Невелина меняется в лице. Девушка бледнеет и чуть ли не роняет на пол истории болезней — едва успевает подхватить их в последний момент и прижать к груди. Похоже, мой голос звучит строже, чем я предполагал.
— Д-да, простите, просто я…
— Пациентка беременна, — напоминаю я, — поэтому мы отвечаем сразу за две жизни, надеюсь, это не так трудно понять.
— Конечно. — Сглатывает Люда.
И я тут же прикусываю язык — нужно было с ней полегче, совсем девчонка ещё.
— Я не могу делать ей УЗИ дважды в день, поэтому прошу только одного — контроля за её состоянием. — Прочищаю горло и добавляю: — Ровно, как и за каждым пациентом в этом отделении, так что докладывайте каждые два-три часа.
— Хорошо. — Испуганно кивает Невелина.
По её поджатым губам видно — злится.
А для меня подобный тон разговора — лишний способ напомнить ей о субординации. Уж слишком часто ординатор стала забывать о том, что я — её старший коллега и наставник. Все эти взгляды, улыбки, «случайные» прикосновения, ревности на пустом месте уже порядком надоели.
— Вот и замечательно. — Говорю я, вставая с кресла.
Теперь она смотрит на меня снизу вверх и кажется совсем крохотной. Ненавижу этот момент, но так уж распорядилась природа — я смотрю на людей свысока, сам того не желая.
Беру папку, поправляю ворот форменной рубахи и выхожу в коридор, оставив девушку в ординаторской наедине с её обидой. Было бы глупо делать вид, что ничего не происходит, и что ничего не замечаю, поэтому этим разговором я провожу между нами жирную черту и обозначаю, так сказать, границы.

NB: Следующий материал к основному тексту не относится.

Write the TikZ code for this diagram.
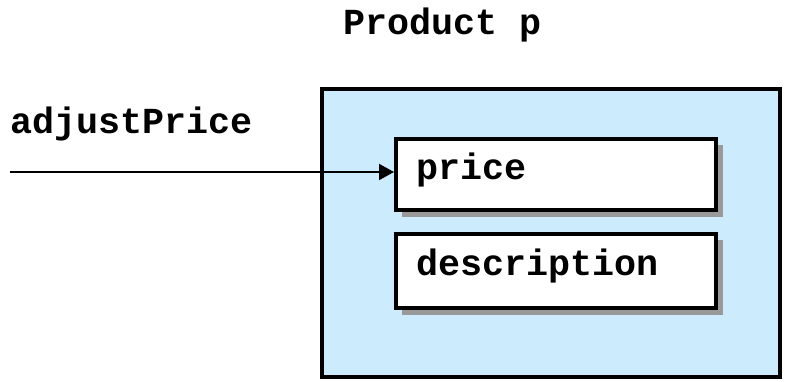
\documentclass[tikz,border=0pt]{standalone}
\usepackage{fontspec}
\setmonofont{Liberation Mono}
\usetikzlibrary{arrows.meta}
\definecolor{objblue}{HTML}{CCEBFC}
\definecolor{shadowgrey}{HTML}{999999}
\tikzset{
  lbl/.style={font=\ttfamily\bfseries\fontsize{36.7}{40}\selectfont, inner sep=0pt, anchor=base west},
  field/.style={draw=black, line width=4pt, fill=white},
  shadowbox/.style={fill=shadowgrey, draw=none},
  conn/.style={line width=2pt, -{Triangle[length=15pt,width=16pt]}}
}
\begin{document}
\begin{tikzpicture}[x=1pt,y=-1pt]
\useasboundingbox (0,0) rectangle (785,381);
% outer object
\draw[line width=4pt, fill=objblue] (322,89) rectangle (780,377);
% shadows
\fill[shadowgrey] (402,145) rectangle (723,217);
\fill[shadowgrey] (402,240) rectangle (723,315);
% field boxes
\node[field, minimum width=320pt, minimum height=71pt, anchor=north west, inner sep=0pt] (price) at (394,137) {};
\node[field, minimum width=320pt, minimum height=74pt, anchor=north west, inner sep=0pt] (desc) at (394,232) {};
\node[lbl] (pricetxt) at (416,179) {price};
\node[lbl] (desctxt) at (416,275) {description};
% titles
\node[lbl] (title) at (343,34) {Product p};
\node[lbl] (adj) at (10,133) {adjustPrice};
% arrow
\coordinate (start) at (10,172);
\draw[conn] (start) -- (price.west |- start);
\end{tikzpicture}
\end{document}
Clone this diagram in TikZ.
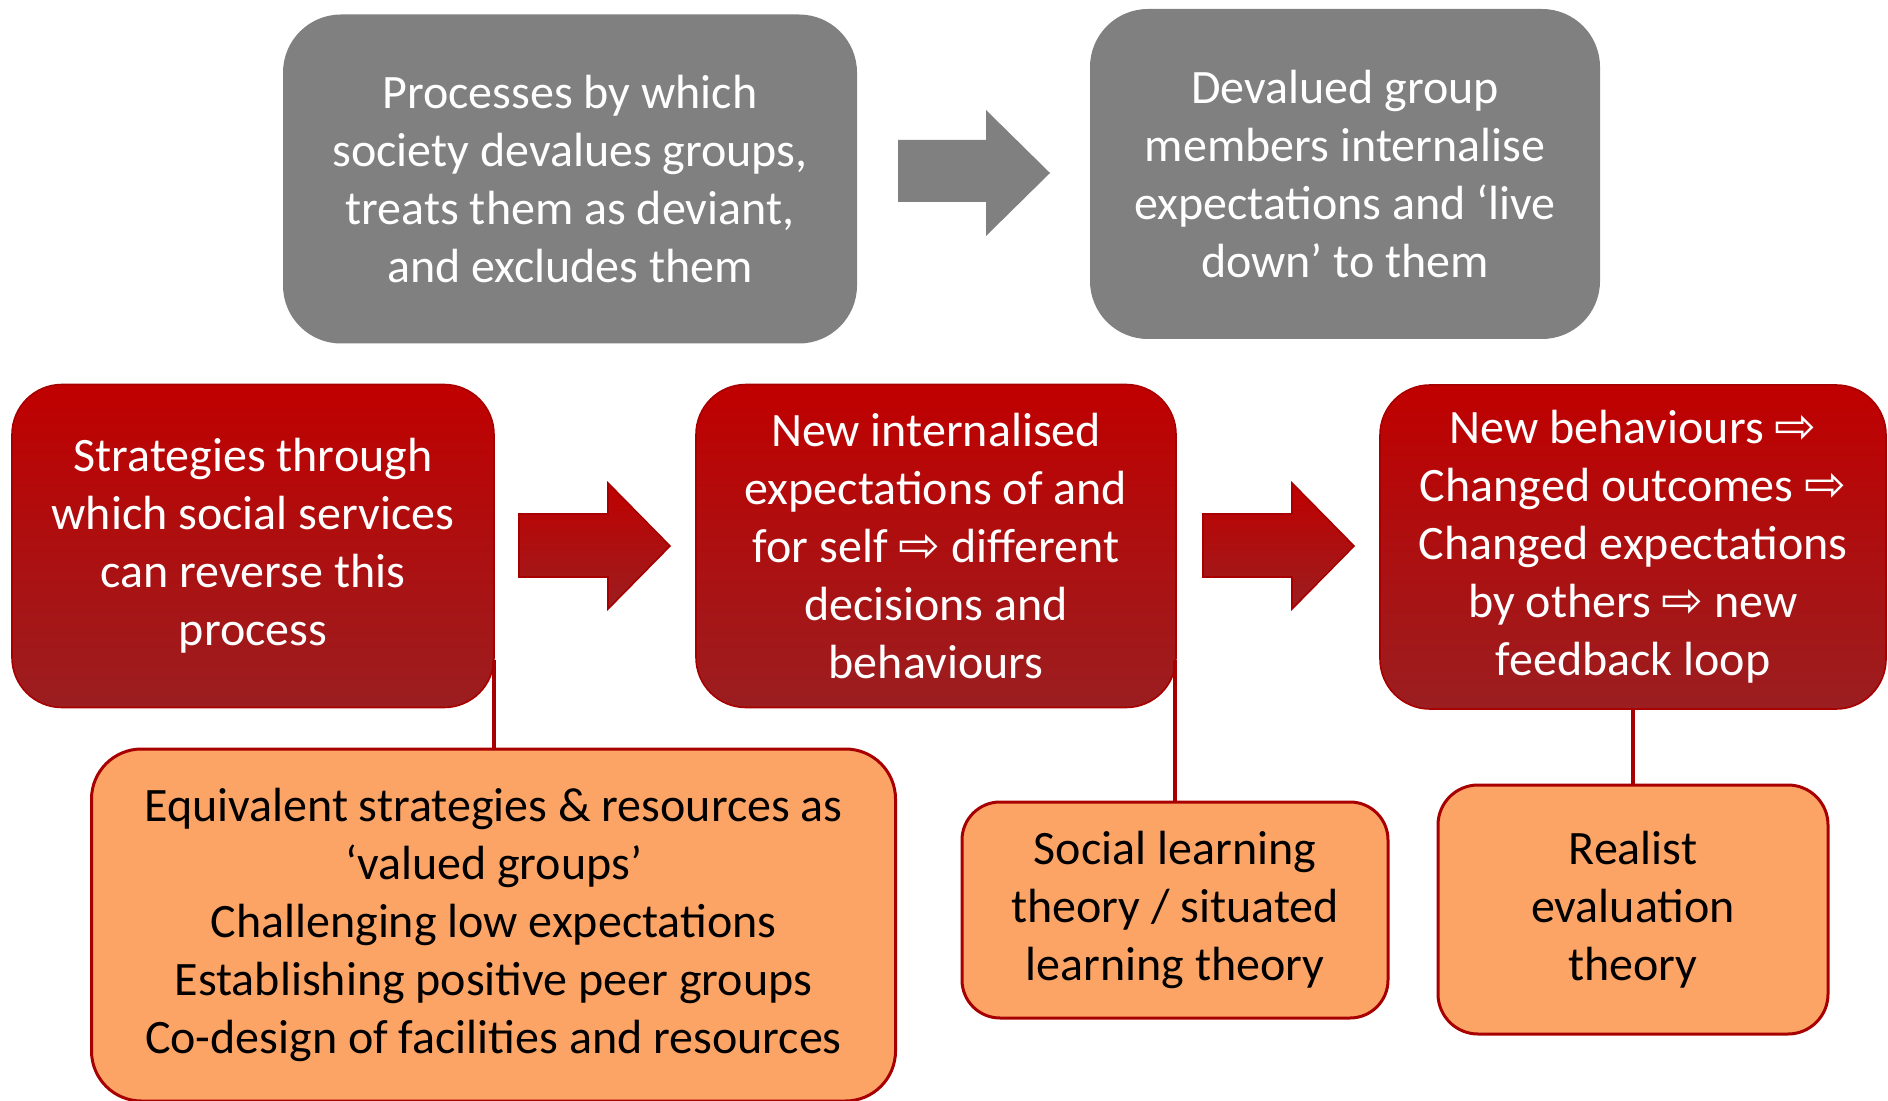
\documentclass[tikz,border=0pt]{standalone}
\usepackage{fontspec}
\setmainfont{Carlito}
\newfontfamily\symfont{DejaVu Sans}
\usetikzlibrary{shapes,arrows}
\definecolor{boxgray}{RGB}{128,128,128}
\definecolor{redtop}{RGB}{192,0,0}
\definecolor{redbot}{RGB}{155,30,32}
\definecolor{redline}{RGB}{168,0,0}
\definecolor{orangefill}{RGB}{252,164,102}
\newcommand{\thenarr}{{\symfont\fontsize{25}{29}\selectfont ⇨}}
\tikzstyle{graybox} = [rectangle, rounded corners=29pt, fill=boxgray, text=white, align=center, inner sep=0pt]
\tikzstyle{redbox} = [rectangle, rounded corners=25pt, draw=redline, line width=0.8pt, top color=redtop, bottom color=redbot, text=white, align=center, inner sep=0pt]
\tikzstyle{orangebox} = [rectangle, draw=redline, line width=1.5pt, fill=orangefill, text=black, align=center, inner sep=0pt]
\tikzstyle{grayarrow} = [draw=none, fill=boxgray]
\tikzstyle{redarrow} = [draw=redline, line width=0.8pt, top color=redtop, bottom color=redbot]
\tikzstyle{link} = [draw=redline, line width=2pt]

\begin{document}
\begin{tikzpicture}[x=0.5pt, y=-0.5pt, font=\fontsize{24}{29}\selectfont]
        \useasboundingbox (0,0) rectangle (1888,1101);
        % top row
        \node (society) [graybox, minimum width=287pt, minimum height=164.5pt] at (570,179) {Processes by which\\society devalues groups,\\treats them as deviant,\\and excludes them};
        \node (members) [graybox, minimum width=255pt, minimum height=165pt] at (1345,174) {Devalued group\\members internalise\\expectations and ‘live\\down’ to them};
        \draw [grayarrow] (898,140) -- (986,140) -- (986,110) -- (1050,173) -- (986,236) -- (986,202) -- (898,202) -- cycle;

        % middle row
        \node (strategies) [redbox, minimum width=241pt, minimum height=161.5pt] at (253,546) {Strategies through\\which social services\\can reverse this\\process};
        \node (selfexp) [redbox, minimum width=240pt, minimum height=161.5pt] at (936,546) {New internalised\\expectations of and\\for self \thenarr{} different\\decisions and\\behaviours};
        \node (feedback) [redbox, minimum width=253pt, minimum height=162pt] at (1633,547) {New behaviours \thenarr\\Changed outcomes \thenarr\\Changed expectations\\by others \thenarr{} new\\feedback loop};
        \draw [redarrow] (519,514) -- (608,514) -- (608,483) -- (670,546) -- (608,609) -- (608,577) -- (519,577) -- cycle;
        \draw [redarrow] (1203,514) -- (1292,514) -- (1292,483) -- (1354,546) -- (1292,609) -- (1292,577) -- (1203,577) -- cycle;

        % bottom row
        \node (resources) [orangebox, rounded corners=25pt, minimum width=402pt, minimum height=176pt] at (493.5,925) {Equivalent strategies \& resources as\\‘valued groups’\\Challenging low expectations\\Establishing positive peer groups\\Co-design of facilities and resources};
        \node (learning) [orangebox, rounded corners=19pt, minimum width=213pt, minimum height=108pt] at (1175,910) {Social learning\\theory / situated\\learning theory};
        \node (realist) [orangebox, rounded corners=20pt, minimum width=195pt, minimum height=124.5pt] at (1633,909.5) {Realist\\evaluation\\theory};

        \coordinate (tap1) at (493.5,660);
        \coordinate (tap2) at (1175,660);
        \draw [link] (tap1) -- (resources.north);
        \draw [link] (tap2) -- (learning.north);
        \draw [link] (feedback.south) -- (realist.north);
\end{tikzpicture}
\end{document}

Проходя мимо палаты Кукушкиной, я зачем-то притормаживаю. Стараюсь ступать тихо, чтобы она не обернулась на звук моих шагов.
Мне определенно интересна эта пациентка, но я не понимаю чем именно. И дело тут явно не в медицинских аспектах, а скорее в её беспомощности и растерянности — мне инстинктивно хочется помочь, защитить, успокоить.
Это не говорит о том, что я не сочувствую другим своим пациентам, мне хочется помочь всем, но в этом случае мной движет что-то другое, и я пока не осознаю что.
В приоткрытую дверь видно, что Алиса Александровна лежит в постели. Книга, которую ей передал утром кто-то из близких, так и лежит не тронутая. Ещё бы, трудно сосредоточиться на чтении, когда тебя круглосуточно изматывают сильнейшие боли.
Сколько она здесь уже? Третий день? И всё это время камень не движется, а болевой синдром не отступает. Мне очень хочется облегчить её страдания, поэтому я ощущаю чувство вины за собственную беспомощность на данном этапе.
Утром, во время обхода, Кукушкина казалась такой беззащитной, что мне захотелось положить руку на её плечо. Хорошо, что я вовремя удержал себя от этого шага. Тем более, был не один — с коллегами, и вряд ли бы они поняли такое моё проявление чувств.